Lee is known for his children’s poetry, such as Alligator Pie and Garbage Delight, but is also the writer of adult pieces in his books Civil Elegies and Testament.
As well as being an author and poet, Lee taught English at the University of Toronto and co-founded the House of Anansi Press. He has written song lyrics for Jim Henson’s live-action children’s show Fraggle Rock and worked with Henson again, scriptwriting for his puppet epics The Dark Crystal and Labyrinth.
Lee got his start in writing at a very young age, claiming that he was first published around the age of seven or eight.

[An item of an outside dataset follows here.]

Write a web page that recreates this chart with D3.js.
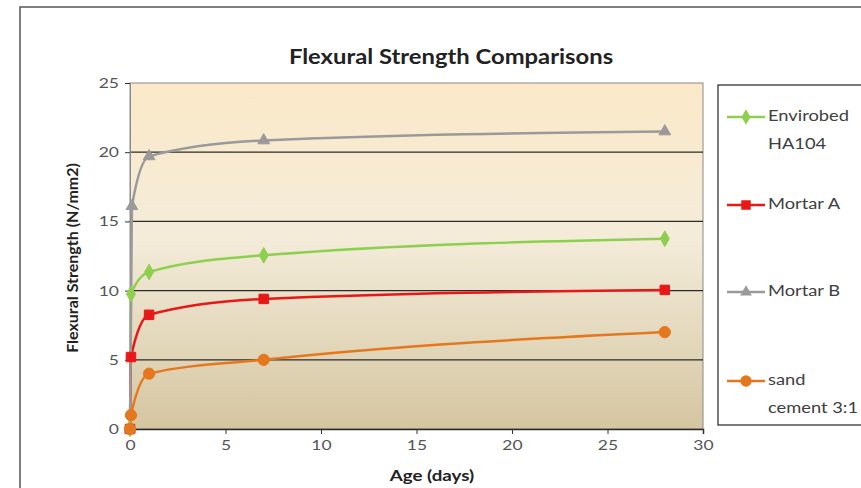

The two-day Gustafson event and lecture entitled “Re-greening the Undermusic,” began with Lee giving an informal and intimate reading for students on Oct. 17. Lee read from both his old and new works and gave listeners a preview from his upcoming book entitled Melvis and Elvis, which he hopes to have published in 2013.
The second day of the event was a formal public lecture that included readings of a more serious nature, with humorous interludes to keep the crowd engaged.
Lee said he enjoys the Gustafson event because it allows him to read and speak freely about his work, and he is able to focus on the technical aspects of writing rather than just the big picture. Lee, a Toronto native, also said he enjoys spending time in Nanaimo and had not visited the city in years. He spent the evening highlighting key moments throughout the last five decades of his career; beginning with poems he called “crappy” and emphasizing thematic and stylistic changes that shape his work today.
VIU’s Gustafson Distinguished Poetry event was established in 1998 from the estate of Canadian poet, Ralph Gustafson. The event was first held in 1999, and has since hosted poets such as Don Domanski, Carol Ann Duffy, and Jan Zwicky.